尾崎 たとえばコマは紀元前数千年の古代エジプトや古代ギリシャの遺跡から出土していますし、世界中にさまざまなコマが伝承され、今も遊ばれ続けています。コマがなくても私たちは生きていけると思うんですね。なくても困らない。けれども私たちは何千年もの時をこえてこのコマという玩具を淘汰してこなかったんですね。なぜなのか……。子どもたちがコマを回している時ってリラックスして本当にいい表情をしています。コマを回して遊ぶことにいったいどんな魅力があって私たちはこれを好きなんだろうか。コマの回転にはどんな意味があるのだろうか。玩具を通して、そんな哲学的探求まで楽しんでいただける。膨大な玩具たちの大洪水のような展示館で、心を静かにするのは難しいかもしれませんが、「らんぷの家」の縁側に座って中庭を眺めながら、そんな思索の時を過ごしていただくのもよいのでは思います。
——個人的な感想ですが、展示物の一つ一つに過剰な説明がないのがいいですね。逆にいろんなことを考えさせられる。
尾崎 「世界のクリスマス展」においても、たとえばクッキーのオーナメントの歴史について、説明しようと思うと、小冊子になるくらいの内容があるのですが、ちっちゃなオーナメントに対して説明が長すぎると美観も損ねますし、発見の喜びも削いでしまいますし……。
——だからこそ、じっと見ていたくなるような展示ですね。
尾崎 ありがとうございます。それは、展示品が玩具だからだと思います。他国のもの、自分の知らない時代のものであっても、それが玩具であるというだけで郷愁を覚えるところがありますよね。その郷愁に照らしながら、どんな国のどんな時代のものでも温かい心もちで対峙していただけるような気がしますね。

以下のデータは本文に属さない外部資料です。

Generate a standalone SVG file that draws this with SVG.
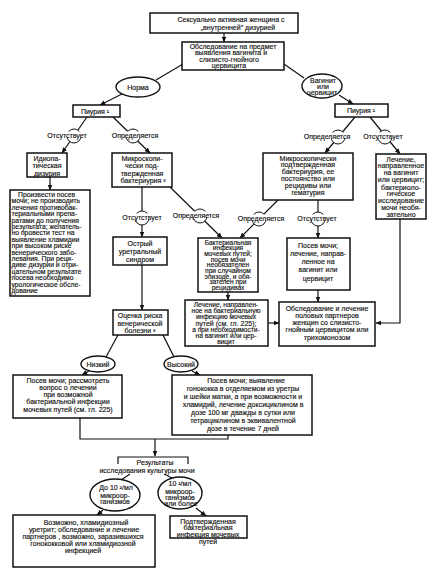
<svg xmlns="http://www.w3.org/2000/svg" width="438" height="580" viewBox="0 0 438 580">
<defs>
<marker id="ah" viewBox="0 0 10 10" refX="9" refY="5" markerWidth="5" markerHeight="5" orient="auto-start-reverse"><path d="M0,1 L10,5 L0,9 z" fill="#111"/></marker>
<style>
.b{fill:#fff;stroke:#111;stroke-width:1.5}
.e{fill:#fff;stroke:#111;stroke-width:1.4}
.l{fill:none;stroke:#111;stroke-width:1.2}
.a{fill:none;stroke:#111;stroke-width:1.2;marker-end:url(#ah)}
.c{fill:#fff;stroke:#111;stroke-width:1}
.m{fill:#fff}
text{font-family:"Liberation Sans","DejaVu Sans",sans-serif;font-size:7px;fill:#111;stroke:#111;stroke-width:0.15;text-anchor:middle}
.s{font-size:6.6px}
.t{text-anchor:start;font-size:6.8px}
</style>
</defs>
<rect width="438" height="580" fill="#fff"/>

<g id="connectors">
<line class="a" x1="224" y1="33" x2="224" y2="42"/>
<line class="l" x1="183" y1="64" x2="156" y2="80"/>
<line class="l" x1="284" y1="64" x2="304" y2="78"/>
<line class="a" x1="124" y1="93" x2="100" y2="105"/>
<line class="a" x1="339" y1="95" x2="353" y2="104"/>
<line class="a" x1="87" y1="117" x2="62" y2="153"/>
<line class="a" x1="113" y1="117" x2="150" y2="153"/>
<line class="a" x1="355" y1="117" x2="325" y2="153"/>
<line class="a" x1="370" y1="117" x2="400" y2="154"/>
<line class="a" x1="50" y1="177" x2="50" y2="190"/>
<line class="a" x1="142" y1="187" x2="142" y2="237"/>
<line class="a" x1="170" y1="187" x2="222" y2="238"/>
<line class="a" x1="278" y1="200" x2="240" y2="238"/>
<line class="a" x1="318" y1="200" x2="318" y2="238"/>
<path class="a" d="M400,219 V323 H376"/>
<line class="a" x1="228" y1="292" x2="228" y2="300"/>
<line class="a" x1="318" y1="290" x2="318" y2="302"/>
<line class="a" x1="268" y1="323" x2="279" y2="323"/>
<line class="a" x1="142" y1="265" x2="142" y2="310"/>
<line class="l" x1="118" y1="335" x2="106" y2="357"/>
<line class="l" x1="163" y1="335" x2="174" y2="357"/>
<line class="a" x1="89" y1="371" x2="82" y2="375"/>
<line class="a" x1="192" y1="371" x2="200" y2="375"/>
<path class="l" d="M80,418 V439 H228 V435"/>
<line class="a" x1="155" y1="439" x2="155" y2="456"/>
<path class="l" d="M118,464 V457 H188 V464"/>
<line class="l" x1="130" y1="474" x2="121" y2="480"/>
<line class="l" x1="164" y1="474" x2="172" y2="478"/>
<line class="a" x1="103" y1="510" x2="97" y2="515"/>
<line class="a" x1="196" y1="508" x2="206" y2="516"/>
</g>

<g id="labels">
<circle class="c" cx="74" cy="136" r="7"/><rect class="m" x="46" y="131.5" width="44" height="6"/><text x="67" y="137.5">Отсутствует</text>
<circle class="c" cx="133" cy="136" r="7"/><rect class="m" x="110" y="131.5" width="51" height="6"/><text x="135" y="137.5">Определяется</text>
<circle class="c" cx="338" cy="137" r="7"/><rect class="m" x="303" y="132.5" width="48" height="6"/><text x="327" y="138.5">Определяется</text>
<circle class="c" cx="385" cy="137" r="7"/><rect class="m" x="361" y="132.5" width="45" height="6"/><text x="383" y="138.5">Отсутствует</text>
<circle class="c" cx="142" cy="218" r="7"/><rect class="m" x="120" y="213.5" width="45" height="6"/><text x="142" y="219.5">Отсутствует</text>
<circle class="c" cx="200" cy="216" r="7"/><rect class="m" x="173" y="211.5" width="47" height="6"/><text x="196" y="217.5">Определяется</text>
<circle class="c" cx="259" cy="219" r="7"/><rect class="m" x="236" y="214.5" width="50" height="6"/><text x="261" y="220.5">Определяется</text>
<circle class="c" cx="318" cy="219" r="7"/><rect class="m" x="296" y="214.5" width="44" height="6"/><text x="317" y="220.5">Отсутствует</text>
</g>

<g id="n-top"><rect class="b" x="150" y="13" width="148" height="20"/>
<text x="231" y="21.5">Сексуально активная женщина с</text>
<text x="238" y="30">„внутренней" дизурией</text></g>

<g id="n-exam"><rect class="b" x="182" y="42" width="102" height="28"/>
<text x="233" y="48.5">Обследование на предмет</text>
<text x="231" y="55">выявления вагинита и</text>
<text x="229" y="61.5">слизисто-гнойного</text>
<text x="229" y="68">цервицита</text></g>

<g id="n-norm"><ellipse class="e" cx="138" cy="87" rx="22" ry="10"/><text x="138" y="89.5">Норма</text></g>
<g id="n-vag"><ellipse class="e" cx="322" cy="86" rx="20" ry="12"/>
<text x="323" y="82.5">Вагинит</text><text x="323" y="88.5">или</text><text x="322" y="95">цервицит</text></g>

<g id="n-pyu1"><rect class="b" x="73" y="105" width="47" height="12"/><text x="95" y="113.5">Пиурия ¹</text></g>
<g id="n-pyu2"><rect class="b" x="335" y="104" width="53" height="13"/><text x="361" y="113">Пиурия ¹</text></g>

<g id="n-idio"><rect class="b" x="27" y="153" width="40" height="24"/>
<text x="47" y="160.5">Идиопа-</text><text x="47" y="168">тическая</text><text x="47" y="175.5">дизурия</text></g>

<g id="n-advice"><rect class="b" x="10" y="190" width="80" height="106"/>
<text class="t" x="18" y="197">Произвести посев</text>
<text class="t" x="11.5" y="203.4">мочи; не производить</text>
<text class="t" x="11.5" y="209.8">лечения противобак-</text>
<text class="t" x="11.5" y="216.2">териальными препа-</text>
<text class="t" x="11.5" y="222.6">ратами до получения</text>
<text class="t" x="11.5" y="229">результата; желатель-</text>
<text class="t" x="11.5" y="235.4">но провести тест на</text>
<text class="t" x="11.5" y="241.8">выявление хламидии</text>
<text class="t" x="11.5" y="248.2">при высоком риске</text>
<text class="t" x="11.5" y="254.6">венерического забо-</text>
<text class="t" x="11.5" y="261">левания. При реци-</text>
<text class="t" x="11.5" y="267.4">диве дизурии и отри-</text>
<text class="t" x="11.5" y="273.8">цательном результате</text>
<text class="t" x="11.5" y="280.2">посева необходимо</text>
<text class="t" x="11.5" y="286.6">урологическое обсле-</text>
<text class="t" x="11.5" y="293">дование</text></g>

<g id="n-micro1"><rect class="b" x="112" y="153" width="60" height="34"/>
<text x="142" y="160.5">Микроскопи-</text><text x="142" y="168">чески под-</text><text x="142" y="175.5">твержденная</text><text x="143" y="183">бактериурия ³</text></g>

<g id="n-micro2"><rect class="b" x="263" y="153" width="90" height="47"/>
<text x="308" y="160.5">Микроскопически</text><text x="308" y="167.2">подтвержденная</text><text x="308" y="174">бактериурия, ее</text><text x="308" y="181">постоянство или</text><text x="308" y="188">рецидивы или</text><text x="308" y="195">гематурия</text></g>

<g id="n-vagtreat"><rect class="b" x="376" y="154" width="50" height="65"/>
<text x="401" y="161.5">Лечение,</text><text x="401" y="168.3">направленное</text><text x="401" y="175">на вагинит</text><text x="401" y="181.7">или цервицит;</text><text x="401" y="189.5">бактериоло-</text><text x="401" y="196.2">гическое</text><text x="401" y="203">исследование</text><text x="401" y="209.8">мочи необя-</text><text x="401" y="216.5">зательно</text></g>

<g id="n-acute"><rect class="b" x="113" y="237" width="54" height="28"/>
<text x="140" y="246">Острый</text><text x="140" y="254">уретральный</text><text x="140" y="262">синдром</text></g>

<g id="n-bact"><rect class="b" x="198" y="238" width="60" height="54"/>
<text class="s" x="228" y="244.5">Бактериальная</text><text class="s" x="228" y="250.2">инфекция</text><text class="s" x="228" y="255.9">мочевых путей;</text><text class="s" x="228" y="261.6">посев мочи</text><text class="s" x="228" y="267.3">необязателен</text><text class="s" x="228" y="273">при случайном</text><text class="s" x="228" y="278.7">эпизоде, и обя-</text><text class="s" x="228" y="284.4">зателен при</text><text class="s" x="228" y="290.1">рецидивах</text></g>

<g id="n-culture1"><rect class="b" x="287" y="238" width="63" height="52"/>
<text x="318" y="247.5">Посев мочи;</text><text x="318" y="256">лечение, направ-</text><text x="318" y="264">ленное на</text><text x="318" y="272">вагинит или</text><text x="318" y="280.5">цервицит</text></g>

<g id="n-uti"><rect class="b" x="185" y="300" width="83" height="46"/>
<text class="s" x="226" y="306.5">Лечение, направлен-</text><text class="s" x="226" y="312.5">ное на бактериальную</text><text class="s" x="226" y="318.5">инфекцию мочевых</text><text x="226" y="325.5">путей (см. гл. 225);</text><text class="s" x="226" y="331.5">а при необходимости-</text><text class="s" x="226" y="337.5">на вагинит или цер-</text><text class="s" x="226" y="343.5">вицит</text></g>

<g id="n-partners"><rect class="b" x="279" y="302" width="96" height="44"/>
<text x="327" y="310.5">Обследование и лечение</text><text x="327" y="317.5">половых партнеров</text><text x="327" y="324.5">женщин со слизисто-</text><text x="327" y="332">гнойным цервицитом или</text><text x="327" y="340">трихомонозом</text></g>

<g id="n-risk"><rect class="b" x="113" y="310" width="55" height="25"/>
<text x="140" y="318">Оценка риска</text><text x="140" y="325.5">венерической</text><text x="140" y="333">болезни ³</text></g>

<g id="n-low"><ellipse class="e" cx="98" cy="364" rx="17" ry="8"/><text x="98" y="366.5">Низкий</text></g>
<g id="n-high"><ellipse class="e" cx="181" cy="364" rx="17" ry="8"/><text x="181" y="366.5">Высокий</text></g>

<g id="n-lowcult"><rect class="b" x="13" y="375" width="109" height="43"/>
<text x="68" y="383">Посев мочи; рассмотреть</text><text x="68" y="390">вопрос о лечении</text><text x="68" y="397">при возможной</text><text x="68" y="404">бактериальной инфекции</text><text x="68" y="412">мочевых путей (см. гл. 225)</text></g>

<g id="n-highcult"><rect class="b" x="172" y="375" width="140" height="60"/>
<text x="246" y="382.5">Посев мочи; выявление</text><text x="243" y="390.5">гонококка в отделяемом из уретры</text><text x="243" y="398.5">и шейки матки, а при возможности и</text><text x="243" y="406.5">хламидий, лечение доксициклином в</text><text x="243" y="414.5">дозе 100 мг дважды в сутки или</text><text x="243" y="422.5">тетрациклином в эквивалентной</text><text x="243" y="430.5">дозе в течение 7 дней</text></g>

<g id="n-results">
<text x="155" y="465">Результаты</text><text x="147" y="472.5">исследования культуры мочи</text></g>

<g id="n-lowcount"><ellipse class="e" cx="115" cy="495" rx="25" ry="16"/>
<text x="116" y="490">До 10 ²/мл</text><text x="115" y="497.5">микроор-</text><text x="115" y="504">ганизмов</text></g>
<g id="n-highcount"><ellipse class="e" cx="180" cy="493" rx="22" ry="16"/>
<text x="180" y="486">10 ²/мл</text><text x="180" y="493.5">микроор-</text><text x="180" y="499.5">ганизмов</text><text x="181" y="506">или более</text></g>

<g id="n-chlam"><rect class="b" x="13" y="515" width="142" height="52"/>
<text x="86" y="525">Возможно, хламидиозный</text><text x="84" y="532">уретрит; обследование и лечение</text><text x="83" y="539">партнеров , возможно, заразившихся</text><text x="83" y="546">гонококковой или хламидиозной</text><text x="83" y="553">инфекцией</text></g>

<g id="n-confirm"><rect class="b" x="170" y="516" width="77" height="22"/>
<text x="208" y="523.5">Подтвержденная</text><text x="208" y="530">бактериальная</text><text x="208" y="536.5">инфекция мочевых</text><text x="208" y="544">путей</text></g>
</svg>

——この博物館は環境も素敵ですよね、庭があって土蔵造りになっていて。アクセスがすごくいいとは言えないですが、来たら1日楽しめそうです。
尾崎 小さい子たちを連れておいでになったら遊びのコーナーで過ごしていただき、そのそばでお母さんたちはゆっくりと鑑賞していただけると思います。お弁当持参でご来館いただき、「らんぷの家」の縁側に腰掛けてランチをどうぞ。ミュージアムショップで鳥笛を買って吹いていただいたら、中庭へメジロやシジュウカラなどの小鳥たちがやってくると思います。